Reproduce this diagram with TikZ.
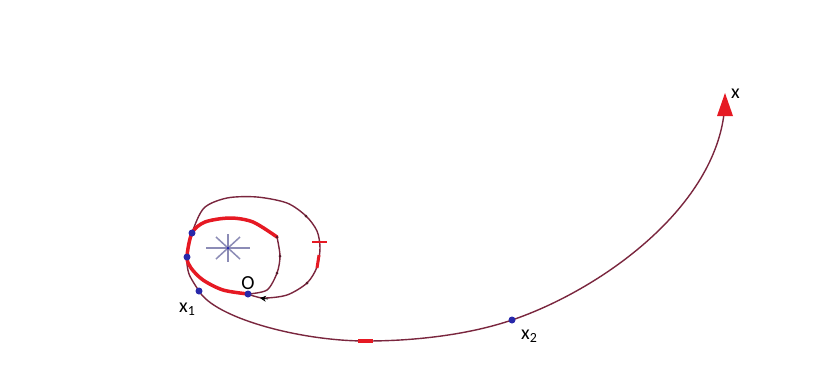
\documentclass[tikz,border=0pt]{standalone}
\usepackage{fontspec}
\setmainfont{Carlito}
\usetikzlibrary{arrows.meta}
\definecolor{trj}{RGB}{122,38,62}
\definecolor{hot}{RGB}{230,25,35}
\definecolor{dotb}{RGB}{40,40,170}
\definecolor{starc}{RGB}{140,140,182}
\begin{document}
\begin{tikzpicture}[x=1bp,y=-1bp,
  thinpath/.style={draw=trj,line width=1.4bp},
  hotpath/.style={draw=hot,line width=3.5bp,line cap=round},
  bdot/.style={circle,fill=dotb,inner sep=0pt,minimum size=7bp},
  tick/.style={circle,fill=trj!70!black,inner sep=0pt,minimum size=3bp},
  starline/.style={draw=starc,line width=1.5bp},
  lbl/.style={font=\fontsize{20}{20}\selectfont,text=black,inner sep=0pt}]
\useasboundingbox (0,0) rectangle (824,382);
\fill[white] (0,0) rectangle (824,382);
% key points
\coordinate (O) at (248,294);
\coordinate (X1) at (199,291);
\coordinate (X2) at (512,320);
\coordinate (B) at (366,341);
\coordinate (L1) at (192,233);
\coordinate (L2) at (187,257);
\coordinate (S) at (228,248);
\coordinate (E) at (724,114);
\coordinate (T) at (725,93);
\coordinate (R) at (277,237);
% star
\draw[starline] (S) ++(-22,0) -- ++(44,0);
\draw[starline] (S) ++(0,-14) -- ++(0,28);
\draw[starline] (S) ++(-12,-11) -- ++(24,22);
\draw[starline] (S) ++(-12,11) -- ++(24,-22);
\fill[dotb] (S) circle (1.5bp);
% inner thin right part
\draw[thinpath] plot[smooth] coordinates {(O) (267,290) (277,273) (280,256) (R)};
% outer loop
\draw[thinpath] plot[smooth] coordinates {(O) (263,298) (287,295) (307,283) (317,267) (320,248) (317,231) (306,216) (287,203) (257,197) (227,198) (204,208) (L1) (L2) (189,274) (X1)};
% long branch
\draw[thinpath] (X1) .. controls (215,318) and (300,341) .. (B)
  .. controls (420,341) and (472.4,333.5) .. (X2)
  .. controls (600,290) and (712,210) .. (E);
% inner thick red loop
\draw[hotpath] plot[smooth] coordinates {(R) (253,222) (230,218) (205,222) (L1) (L2) (191,268) (203,280) (223,290) (O)};
% red marks
\fill[hot] (T) -- (733,116) -- (717,116) -- cycle;
\draw[hot,line width=3.5bp] (358,341) -- (373,341);
\draw[hot,line width=3bp] (319,255) -- (317,268);
\draw[hot,line width=1.3bp] (312,242) -- (327,242);
% small ticks
\node[tick] (k1) at (306,216) {};
\node[tick] (k2) at (280,256) {};
\node[tick] (k3) at (277,273) {};
\node[tick] (k4) at (R) {};
\node[tick] (k5) at (307,283) {};
% black arrow
\draw[-{Stealth[length=6bp,width=6bp]},black,line width=0.8bp] (268,299) -- (260,298);
% blue dots
\node[bdot] (dO) at (O) {};
\node[bdot] (dX1) at (X1) {};
\node[bdot] (dX2) at (X2) {};
\node[bdot] (dL1) at (L1) {};
\node[bdot] (dL2) at (L2) {};
% labels
\node[lbl,anchor=base west] (lx1) at (179,312) {x\textsubscript{1}};
\node[lbl,anchor=base] (lO) at (248,289) {O};
\node[lbl,anchor=base west] (lx2) at (521,339) {x\textsubscript{2}};
\node[lbl,anchor=base west] (lx) at (731,98) {x};
\end{tikzpicture}
\end{document}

##############################

TASK STATEMENT
Copy each line exactly, and leave the pictures out of your copy.

FINISHED TASK
Reproduce this diagram with TikZ.
\documentclass[tikz,border=0pt]{standalone}
\usepackage{fontspec}
\setmainfont{Carlito}
\usetikzlibrary{arrows.meta}
\definecolor{trj}{RGB}{122,38,62}
\definecolor{hot}{RGB}{230,25,35}
\definecolor{dotb}{RGB}{40,40,170}
\definecolor{starc}{RGB}{140,140,182}
\begin{document}
\begin{tikzpicture}[x=1bp,y=-1bp,
  thinpath/.style={draw=trj,line width=1.4bp},
  hotpath/.style={draw=hot,line width=3.5bp,line cap=round},
  bdot/.style={circle,fill=dotb,inner sep=0pt,minimum size=7bp},
  tick/.style={circle,fill=trj!70!black,inner sep=0pt,minimum size=3bp},
  starline/.style={draw=starc,line width=1.5bp},
  lbl/.style={font=\fontsize{20}{20}\selectfont,text=black,inner sep=0pt}]
\useasboundingbox (0,0) rectangle (824,382);
\fill[white] (0,0) rectangle (824,382);
% key points
\coordinate (O) at (248,294);
\coordinate (X1) at (199,291);
\coordinate (X2) at (512,320);
\coordinate (B) at (366,341);
\coordinate (L1) at (192,233);
\coordinate (L2) at (187,257);
\coordinate (S) at (228,248);
\coordinate (E) at (724,114);
\coordinate (T) at (725,93);
\coordinate (R) at (277,237);
% star
\draw[starline] (S) ++(-22,0) -- ++(44,0);
\draw[starline] (S) ++(0,-14) -- ++(0,28);
\draw[starline] (S) ++(-12,-11) -- ++(24,22);
\draw[starline] (S) ++(-12,11) -- ++(24,-22);
\fill[dotb] (S) circle (1.5bp);
% inner thin right part
\draw[thinpath] plot[smooth] coordinates {(O) (267,290) (277,273) (280,256) (R)};
% outer loop
\draw[thinpath] plot[smooth] coordinates {(O) (263,298) (287,295) (307,283) (317,267) (320,248) (317,231) (306,216) (287,203) (257,197) (227,198) (204,208) (L1) (L2) (189,274) (X1)};
% long branch
\draw[thinpath] (X1) .. controls (215,318) and (300,341) .. (B)
  .. controls (420,341) and (472.4,333.5) .. (X2)
  .. controls (600,290) and (712,210) .. (E);
% inner thick red loop
\draw[hotpath] plot[smooth] coordinates {(R) (253,222) (230,218) (205,222) (L1) (L2) (191,268) (203,280) (223,290) (O)};
% red marks
\fill[hot] (T) -- (733,116) -- (717,116) -- cycle;
\draw[hot,line width=3.5bp] (358,341) -- (373,341);
\draw[hot,line width=3bp] (319,255) -- (317,268);
\draw[hot,line width=1.3bp] (312,242) -- (327,242);
% small ticks
\node[tick] (k1) at (306,216) {};
\node[tick] (k2) at (280,256) {};
\node[tick] (k3) at (277,273) {};
\node[tick] (k4) at (R) {};
\node[tick] (k5) at (307,283) {};
% black arrow
\draw[-{Stealth[length=6bp,width=6bp]},black,line width=0.8bp] (268,299) -- (260,298);
% blue dots
\node[bdot] (dO) at (O) {};
\node[bdot] (dX1) at (X1) {};
\node[bdot] (dX2) at (X2) {};
\node[bdot] (dL1) at (L1) {};
\node[bdot] (dL2) at (L2) {};
% labels
\node[lbl,anchor=base west] (lx1) at (179,312) {x\textsubscript{1}};
\node[lbl,anchor=base] (lO) at (248,289) {O};
\node[lbl,anchor=base west] (lx2) at (521,339) {x\textsubscript{2}};
\node[lbl,anchor=base west] (lx) at (731,98) {x};
\end{tikzpicture}
\end{document}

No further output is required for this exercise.